11. Limitations of Regression Analysis
- Correlation vs. Causation: Regression identifies relationships but does not imply causation.
- Sensitivity to Outliers: Outliers can disproportionately affect the regression model.
- Assumption Violations: Non-compliance with regression assumptions can lead to inaccurate results.
12. Advanced Topics
- Polynomial Regression: Extends linear models by adding polynomial terms, allowing for curved relationships.
- Ridge and Lasso Regression: Techniques to handle multicollinearity and perform variable selection.
- Stepwise Regression: Iteratively adds or removes variables based on specific criteria to build the most effective model.
Comparison Table
Aspect | Simple Linear Regression | Multiple Linear Regression | Logistic Regression |
---|---|---|---|
Dependent Variable | Continuous | Continuous | Categorical |
Number of Independent Variables | One | Two or more | Two or more |
Equation Form | y = β₀ + β₁x + ε | y = β₀ + β₁x₁ + β₂x₂ + ... + βₙxₙ + ε | log(p/(1-p)) = β₀ + β₁x₁ + β₂x₂ + ... + βₙxₙ |
Purpose | Predicting a continuous outcome | Predicting a continuous outcome with multiple predictors | Classifying categorical outcomes |
Assumptions | Linearity, independence, homoscedasticity, normality | Linearity, independence, homoscedasticity, no multicollinearity | Linearity in the logit, independence, no multicollinearity |
Summary and Key Takeaways
- Regression analysis models relationships between variables to predict outcomes.
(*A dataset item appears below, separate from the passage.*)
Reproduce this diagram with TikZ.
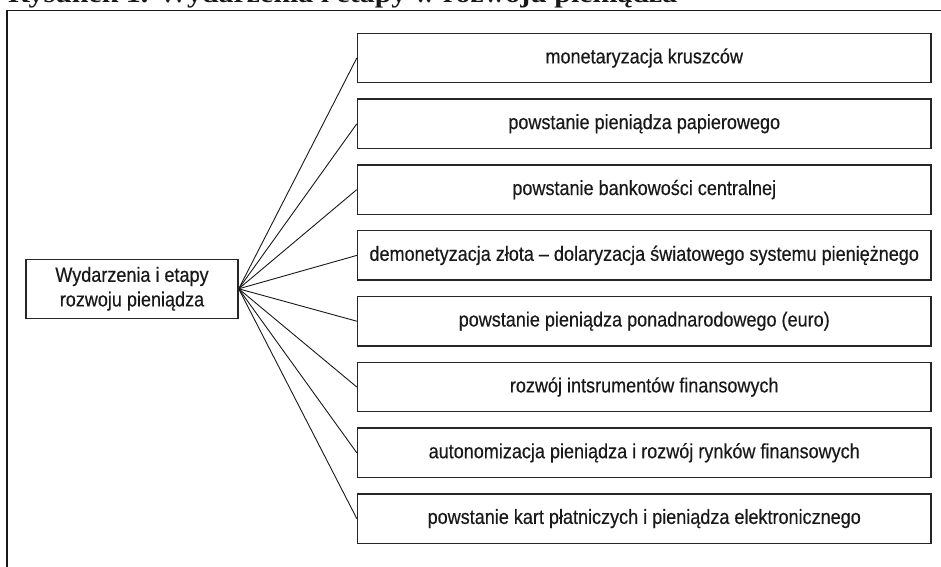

- Types include simple, multiple, non-linear, and logistic regression.
- Key components are the regression equation, coefficients, and R-squared value.
- Assumptions must be met to ensure accurate and reliable results.
- Widely applicable across various disciplines for data-driven decision making.
Coming Soon!
Tips
To excel in regression analysis, always visualize your data with scatter plots to identify potential relationships and outliers. Remember the mnemonic "LINDN" to recall key assumptions: Linearity, Independence, Normality, Distribution of residuals, and No multicollinearity. Practice interpreting regression outputs by focusing on coefficient signs and significance levels to make informed conclusions. Lastly, apply regression techniques to real-world datasets to reinforce your understanding and prepare for exam scenarios.
Did You Know
Did you know that regression analysis was first introduced by Sir Francis Galton in the 19th century to study the relationship between parents' heights and their children's heights? Additionally, regression techniques are pivotal in machine learning algorithms, such as in training models for predictive analytics. Interestingly, the concept of regression has been extended to address complex data structures, leading to advanced methods like ridge and lasso regression used in high-dimensional data settings.
Common Mistakes
One common mistake students make is confusing correlation with causation. For example, observing that ice cream sales and drowning incidents increase simultaneously doesn't mean one causes the other. Another error is neglecting to check regression assumptions, leading to biased results. Additionally, students often misinterpret the R-squared value, thinking a higher R² always means a better model without considering overfitting.